Provided by Sara Moulton

Yield Makes 4 servings

Number Of Ingredients 10

2 tablespoons fermented black beans, rinsed, drained, and chopped
Four 6- to 7-ounce skinless pieces center-cut salmon fillet
2 tablespoons plus 2 teaspoons vegetable oil
1 tablespoon finely grated fresh ginger (use a Microplane)
1 garlic clove, minced (about 1 teaspoon)
2/3 cup canned low-sodium chicken broth or Chicken Stock
1 1/2 tablespoons rice wine or dry sherry
1 tablespoon cornstarch
1 teaspoon sugar
4 scallions, white and green parts, thinly sliced (about 1/2 cup)

Steps:

  • 1. Preheat the oven to 400°F. Lightly grease a shallow roasting pan.

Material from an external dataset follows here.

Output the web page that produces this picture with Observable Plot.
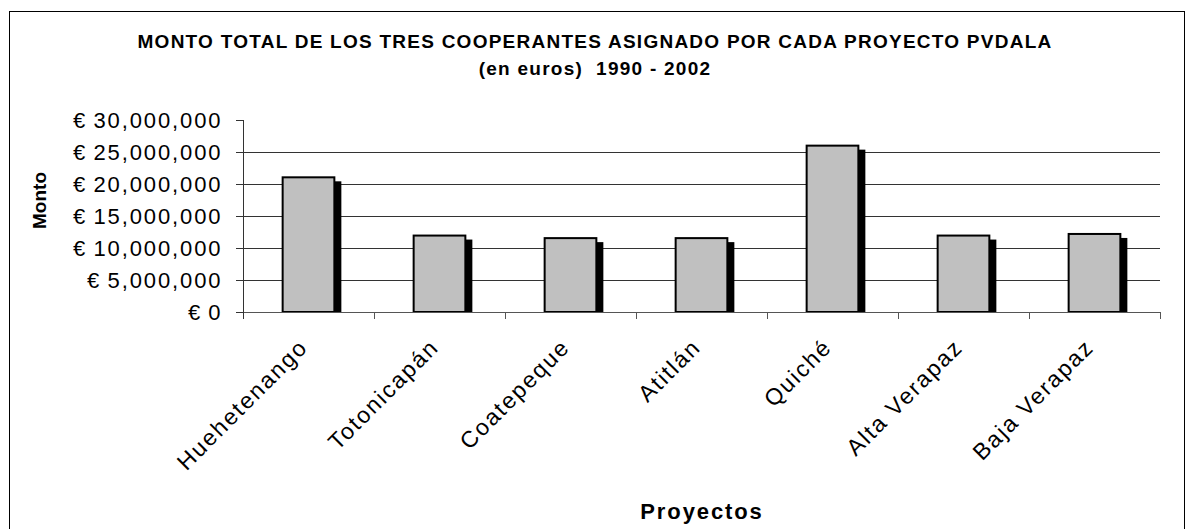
<!DOCTYPE html>
<html>
<head>
<meta charset="utf-8">
<script src="https://cdn.jsdelivr.net/npm/d3@7"></script>
<script src="https://cdn.jsdelivr.net/npm/@observablehq/plot@0.6"></script>
<style>
  html, body { margin: 0; padding: 0; background: #fff; }
  #wrap { position: relative; width: 1188px; height: 529px; overflow: hidden; }
  #border { position: absolute; left: 9px; top: 11px; width: 1176px; height: 560px; border: 1.5px solid #000; box-sizing: border-box; pointer-events: none; }
  svg { font-family: "Liberation Sans", Arial, sans-serif; }
  g[aria-label="y-axis tick label"] text { letter-spacing: 1.9px; }
  g[aria-label="x-axis tick label"] text { letter-spacing: 1.9px; }
</style>
</head>
<body>
<div id="wrap"><div id="border"></div></div>
<script>
const categories = ["Huehetenango", "Totonicapán", "Coatepeque", "Atitlán", "Quiché", "Alta Verapaz", "Baja Verapaz"];
const values = [21200000, 12100000, 11700000, 11700000, 26150000, 12100000, 12350000];
const yTicks = [0, 5000000, 10000000, 15000000, 20000000, 25000000, 30000000];
const titleLine1 = ["MONTO TOTAL DE LOS TRES COOPERANTES ASIGNADO POR CADA PROYECTO PVDALA"];
const titleLine2 = ["(en euros)  1990 - 2002"];
const xTitle = ["Proyectos"];
const yTitle = ["Monto"];

const data = categories.map((c, i) => ({proyecto: c, monto: values[i]}));

const W = 1188, H = 529;
const mL = 243, mR = 28, mT = 120, mB = 217;
const bw = (W - mL - mR) / categories.length;
const yMax = yTicks[yTicks.length - 1];
const pxToData = yMax / (H - mT - mB);
const tickLen = 7 * pxToData;
const barInset = bw * 0.295;

const titleStyle = {text: d => d, frameAnchor: "top", textAnchor: "middle", lineAnchor: "middle",
  fontSize: 19, fontWeight: "bold", fill: "#000", dx: -107};

const chart = Plot.plot({
  width: W, height: H,
  marginLeft: mL, marginRight: mR, marginTop: mT, marginBottom: mB,
  style: {fontFamily: '"Liberation Sans", Arial, sans-serif', color: "#000", background: "#fff"},
  x: {type: "band", domain: categories, padding: 0, label: null},
  y: {domain: [0, yMax], label: null},
  marks: [
    Plot.ruleY(yTicks.filter(t => t > 0 && t < yMax), {stroke: "#333", strokeWidth: 1}),
    Plot.barY(data, {x: "proyecto", y: "monto", fill: "#000", insetLeft: barInset + 6, insetRight: barInset - 6, insetTop: 5}),
    Plot.barY(data, {x: "proyecto", y: "monto", fill: "#c0c0c0", stroke: "#000", strokeWidth: 2, insetLeft: barInset + 1, insetRight: barInset + 1, insetTop: 1}),
    Plot.ruleY([0], {stroke: "#555", strokeWidth: 1}),
    Plot.ruleX([categories[0]], {dx: -bw / 2, y1: -tickLen, y2: yMax, stroke: "#333", strokeWidth: 1}),
    Plot.ruleX(categories, {x: d => d, dx: bw / 2, y1: -tickLen, y2: 0, stroke: "#555", strokeWidth: 1}),
    Plot.axisY({ticks: yTicks, tickSize: 7, tickPadding: 14, fontSize: 22, stroke: "#333",
      tickFormat: d => "€\u2009" + d3.format(",")(d), label: null}),
    Plot.axisX({tickSize: 0, tickRotate: -45, tickPadding: 31, fontSize: 23, dx: -5, label: null}),
    Plot.text(titleLine1, {...titleStyle, dy: -79}),
    Plot.text(titleLine2, {...titleStyle, dy: -52}),
    Plot.text(xTitle, {text: d => d, frameAnchor: "bottom", textAnchor: "middle", lineAnchor: "middle", dy: 199, fontSize: 22, fontWeight: "bold", fill: "#000"}),
    Plot.text(yTitle, {text: d => d, frameAnchor: "left", textAnchor: "middle", lineAnchor: "middle", dx: -204, dy: -16, rotate: -90, fontSize: 19, fontWeight: "bold", fill: "#000"})
  ]
});

const textGroups = chart.querySelectorAll('g[aria-label="text"]');
if (textGroups[0]) textGroups[0].querySelectorAll("text").forEach(t => t.style.letterSpacing = "1.25px");
if (textGroups[1]) textGroups[1].querySelectorAll("text").forEach(t => t.style.letterSpacing = "1.25px");
if (textGroups[2]) textGroups[2].querySelectorAll("text").forEach(t => t.style.letterSpacing = "1.9px");

document.getElementById("wrap").prepend(chart);
</script>
</body>
</html>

Combine 1/2 cup boiling water and the chopped beans in a small bowl; set aside for 10 minutes, then drain.
  • 2. Meanwhile, arrange the salmon in the roasting pan, skinned side down. Drizzle 2 tablespoons of the oil over the salmon and bake for 10 to 12 minutes or until cooked to your desired doneness.
  • 3. Meanwhile, heat 2 teaspoons oil in a small saucepan over medium heat. Add the soaked and drained black beans, the ginger, and garlic; cook for 1 minute. Whisk together the broth, 1/3 cup water, the wine, cornstarch, and sugar in a bowl and add to the black bean mixture. Bring the sauce to a boil, stirring constantly, and simmer for 2 minutes. Serve each portion of salmon topped with some of the sauce and sprinkled with some of the scallions.